All my gardening books said it was fine to plant spring peas in February. In fact, most of them said you need to. Seeing as I am beyond ready for summer and all the fresh vegetables it will bring, the chance to get something in the ground so early excited me.
Peas are frost tolerant. The back of most pea seed packets say that you can plant them as soon as the soil is workable. By early February we hadn’t seen a lick of snow, so I went for it.
Not inside, in the safety of starter pots, nestled under a grow light but out in the raised garden beds.
The stuff I had started inside had all sprouted rather quickly. I ridiculously thought the peas would be the same.
Every few days, after coming home from the store, I’d walk across the damp grass and peer down into the dirt, sure I’d see the signs of a pea shoot.
After all, I had planted 50 seeds. Three different varieties.
Surely, at least one would be vigorous and reach for the grey northwest sky.
A week went by.
Two.
Three.
I started to get worried.
Four.
I decided it was probably a loss and I’d have to replant them all.

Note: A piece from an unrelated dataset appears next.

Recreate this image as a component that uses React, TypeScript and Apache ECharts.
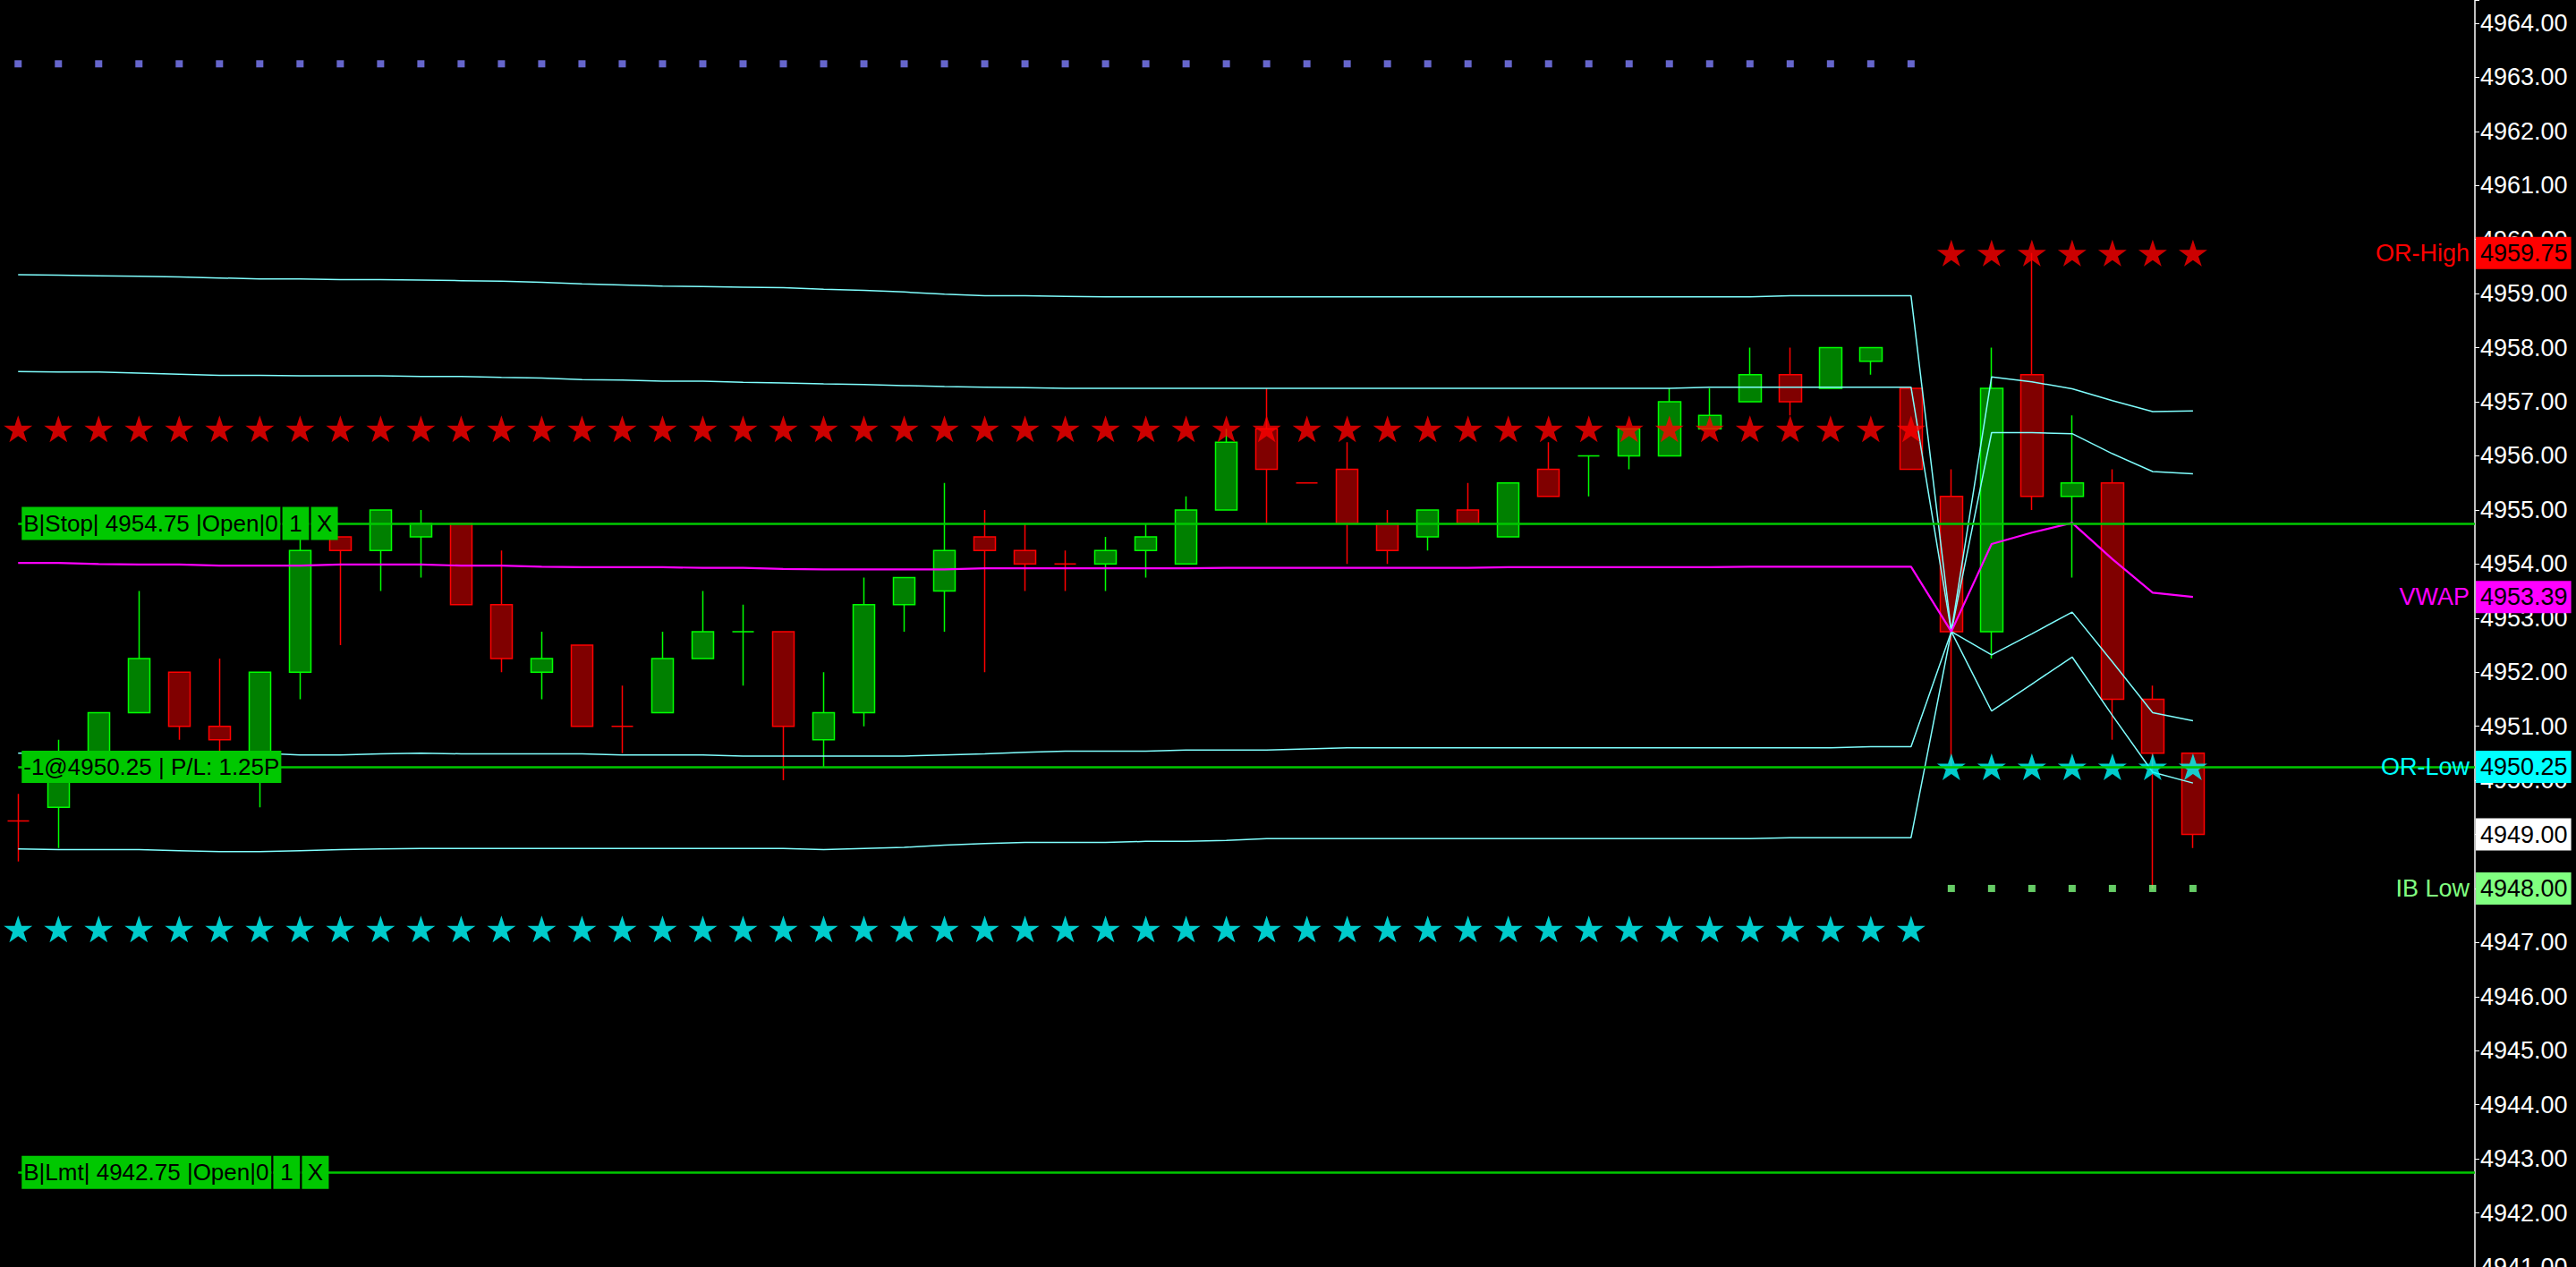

Erik told me to wait. I thought he was a little crazy. The seed producers said germination should be in 7-21 days or thereabouts. We were well past that.
I went over all the things I could have done wrong.
I’d planted before a big rain thinking that would help the seeds settle in. Maybe it had been too wet and they had rotted. I’d added some poultry manure to the beds. Maybe, somehow, I’d overfertilized and it had hampered germination. What would that mean for the rest of my season, I wondered. Or the compost I’d added. It had looked different this year. Maybe the peas didn’t like it.
Surely there was a reason they hadn’t come up by the time they should have. And likley it was my fault.
Right?
RIGHT!
So of course, I made plans to re-seed the peas.
Erik told me to wait.
“Just give it some time,” he said.
At almost 5 or more weeks past sowing, I figured these suckers were never coming up. A lost cause. What good would waiting do?
I thought about getting my trowel and digging around to see if there were any signs of life.
Anything to keep things on track!
But we were heading out a town for a few days, so Erik encouraged me to leave them be until we got back. If they hadn’t sprouted by then, I could reseed.
I wish I could say that I saw the wisdom in his encouragement to wait, but patience is one of the fruits of the spirit in my life that could use a gallon of fertilizer.
I hate waiting.
I want to get things done.
Move on.
Check it off the list.
But I’m learning yet again (because apparently the lesson didn’t stick the first million and a half times it was presented to me), that there are a lot of things in life you just have to wait for.
You can’t force them, and if you do, you’ll either fall flat on your face, fail miserably, or push yourself so hard you’ll end up exhausted (and maybe in a hospital bed).
So, reluctantly (and honestly because I ran out of time before our flight), I left the old peas in the ground, without digging them up to check.
I was sure they had all rotted and died. Dissolved and disappeared like a mirage.
You see where this is going, don’t you?
When we got home from our trip, it was late. It had been dark for a few hours. Plus, I was tired and not in the mood to try to find a flashlight and go out to the garden.
The next morning, I decided to peek. I figured I could replant later that day and hopefully be ok. Maybe I’d even buy a few pea starter plants to help me catch up.
And low and behold, tiny and tender triangles of green, had started pushing through the dark, rich compost.
PEAS!
Were they way later than I expected? Yes.
Were they way later than the packet had told me they’d be? Yes.
But they needed their own timeline – not mine.
So much of life is like those pea seeds.
We want things to happen faster.
We want results on our timeline.
Why? Because we want to be in control.
To me the peas (finally) popping up are a reminder that if I just wait, beauty will emerge. Growth will come.
Of course, this isn’t true for every single circumstance in life. There is an element of action to our time on earth, but I think more often than not, we could stand to wait a little longer.